А Тарасенков набросился: "Ах так, а нас, значит, купили. Мы с вами купленные".

Я говорю: "Мы — другое дело, мы живем в стране, имеем перед ней обязательства"»[111].


Уже наступил 1937 год. 20 января появляется сообщение Прокуратуры СССР, что закончено следствие по делу троцкистского параллельного центра. Пятакову, Радеку, Сокольникову, Серебрякову и другим предателям предстоит разыгрывать спектакль в Доме союзов. 23 начинается суд, 30-го выносят приговор, 31-го, как пишут газеты, рабочие, придя во вторую смену на свои предприятия, выражают поддержку партии и правительству, требуя смертного приговора подсудимым и выходят на «стихийную» демонстрацию. И эту «стихийную» демонстрацию на Красной площади на Мавзолее вполне организованно встречает секретарь МК Никита Хрущев и произносит речь.

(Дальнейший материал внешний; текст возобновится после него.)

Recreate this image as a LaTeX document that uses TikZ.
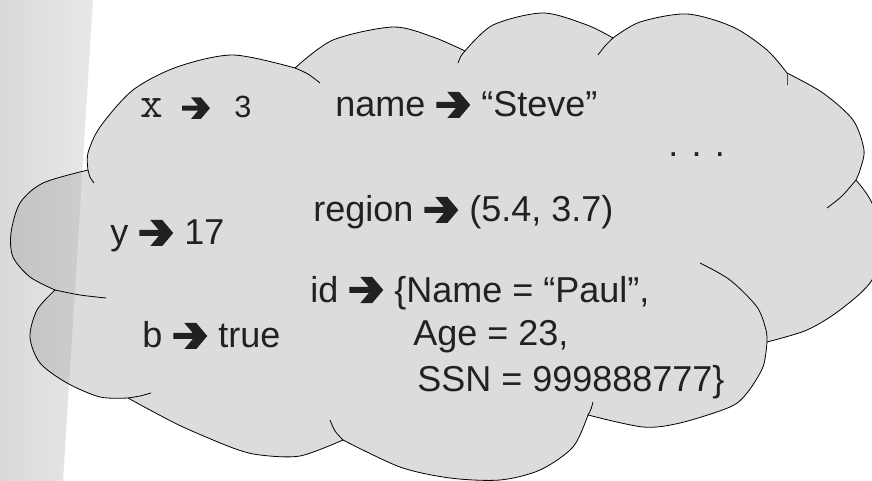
\documentclass[tikz,border=0pt]{standalone}
\usepackage{fontspec}
\setmainfont{Liberation Sans}
\definecolor{bandL}{gray}{0.85}
\definecolor{bandR}{gray}{0.91}
\definecolor{puffgray}{gray}{0.863}
\definecolor{overL}{gray}{0.76}
\definecolor{overR}{gray}{0.81}
\definecolor{ink}{gray}{0.13}
% heavy arrow used between a name and its value
\newcommand{\rarr}{\tikz[baseline=0pt,x=0.75pt,y=0.75pt]{%
  \useasboundingbox (-1,0) rectangle (35,25);
  \fill[ink] (0,9) -- (19.5,9) -- (11,-1) -- (23,-1) -- (34,12) -- (23,25)
    -- (11,25) -- (19.5,15) -- (0,15) -- cycle;}}

\begin{document}
\begin{tikzpicture}[x=0.75pt,y=-0.75pt,
  spur/.style={draw=black,line width=0.6pt},
  lbl/.style={anchor=base west,inner sep=0pt,text=ink,font=\fontsize{27}{32}\selectfont},
  mono/.style={anchor=base west,inner sep=0pt,text=ink,font=\ttfamily\fontsize{33}{36}\selectfont}]
\useasboundingbox (0,0) rectangle (872,481);
\clip (0,0) rectangle (872,481);
% slide band on the left
\shade[left color=bandL,right color=bandR] (0,0) -- (93,0) -- (63,481) -- (0,481) -- cycle;
% cloud outline, lobe by lobe
\path[save path=\puffpath] plot[smooth] coordinates {(88,170) (88,153) (100,127) (133,90) (177,67) (233,55) (295,68)}
  -- plot[smooth] coordinates {(295,68) (333,40) (393,27) (433,37) (465,51)}
  -- plot[smooth] coordinates {(465,51) (493,25) (543,13) (587,25) (613,38)}
  -- plot[smooth] coordinates {(613,38) (640,22) (687,14) (733,27) (767,50) (787,73)}
  -- plot[smooth] coordinates {(787,73) (823,93) (853,120) (864,150) (860,170) (856,180)}
  -- plot[smooth] coordinates {(856,180) (872,203) (880,240) (872,280) (840,310) (807,330) (767,342)}
  -- plot[smooth] coordinates {(767,342) (763,367) (747,393) (730,407) (680,423) (643,427) (588,415)}
  -- plot[smooth] coordinates {(588,415) (573,447) (540,470) (500,480) (450,478) (400,467) (343,440)}
  -- plot[smooth] coordinates {(343,440) (300,456) (260,455) (233,448) (183,427) (150,410) (128,398)}
  -- plot[smooth] coordinates {(128,398) (100,397) (67,383) (40,363) (30,337) (37,310) (55,290)}
  -- plot[smooth] coordinates {(55,290) (30,277) (13,257) (11,233) (20,203) (43,183) (88,170)}
  -- cycle;
\fill[puffgray,use path=\puffpath];
\begin{scope}
  \clip[use path=\puffpath];
  \shade[left color=overL,right color=overR] (0,0) -- (93,0) -- (63,481) -- (0,481) -- cycle;
\end{scope}
\draw[black,line width=0.6pt,line join=round,use path=\puffpath];
% short tails where the lobes cross
\draw[spur] plot[smooth] coordinates {(88,170) (90,177) (94,183)};
\draw[spur] plot[smooth] coordinates {(295,68) (308,74) (320,83)};
\draw[spur] plot[smooth] coordinates {(465,51) (461,56) (458,63)};
\draw[spur] plot[smooth] coordinates {(613,38) (605,46) (598,55)};
\draw[spur] plot[smooth] coordinates {(787,73) (787,79) (787,85)};
\draw[spur] plot[smooth] coordinates {(856,180) (842,196) (827,208)};
\draw[spur] plot[smooth] coordinates {(767,342) (766,330) (757,307) (730,280) (700,263)};
\draw[spur] plot[smooth] coordinates {(588,415) (591,409) (593,402)};
\draw[spur] plot[smooth] coordinates {(343,440) (335,431) (330,420)};
\draw[spur] plot[smooth] coordinates {(128,398) (140,396) (151,393)};
\draw[spur] plot[smooth] coordinates {(55,290) (80,295) (106,298)};
% bindings
\node[mono] (xkey) at (140,118) {x};
\node[lbl] (xarr) at (181,118) {\scalebox{0.82}{\rarr}};
\node[lbl,font=\fontsize{23}{26}\selectfont] (xval) at (234,118) {3};
\node[lbl] (name) at (335,117) {name \rarr{} “Steve”};
\node[lbl] (dots) at (668,157) {. . .};
\node[lbl] (region) at (313,222) {region \rarr{} (5.4, 3.7)};
\node[lbl] (yvar) at (110,245) {y \rarr{} 17};
\node[lbl] (bvar) at (142,348) {b \rarr{} true};
\node[lbl] (id) at (310,302) {id \rarr{} \{Name = “Paul”,};
\node[lbl] (age) at (413,345) {Age = 23,};
\node[lbl] (ssn) at (417,392) {SSN = 999888777\}};
\end{tikzpicture}
\end{document}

В феврале-марте проходит пленум ЦК ВКП(б), на котором Сталин заявляет о том, что по мере приближения к социализму классовая борьба все больше обостряется, он утверждает, что появились «современные вредители» и «диверсанты», обладающие партийным билетом. Затем выступает Молотов, он говорит, что все партийные организации засорены вредителями.

И все парторганизации теперь заняты вылавливанием, выискиванием «вредителей» — раз сказано, что есть, то, стало быть, не может их не быть, хоть только что и прошла чистка партии! В Московской партийной организации Союза писателей «под крылом бывшего секретаря парторганизации Марченко приютились оруженосцы троцкистско-зиновьевской шайки — Серебрякова, Грудская, Тарасов-Родионов, Селивановский, Трощенко и др.

В Союзе писателей неистовствует Ставский.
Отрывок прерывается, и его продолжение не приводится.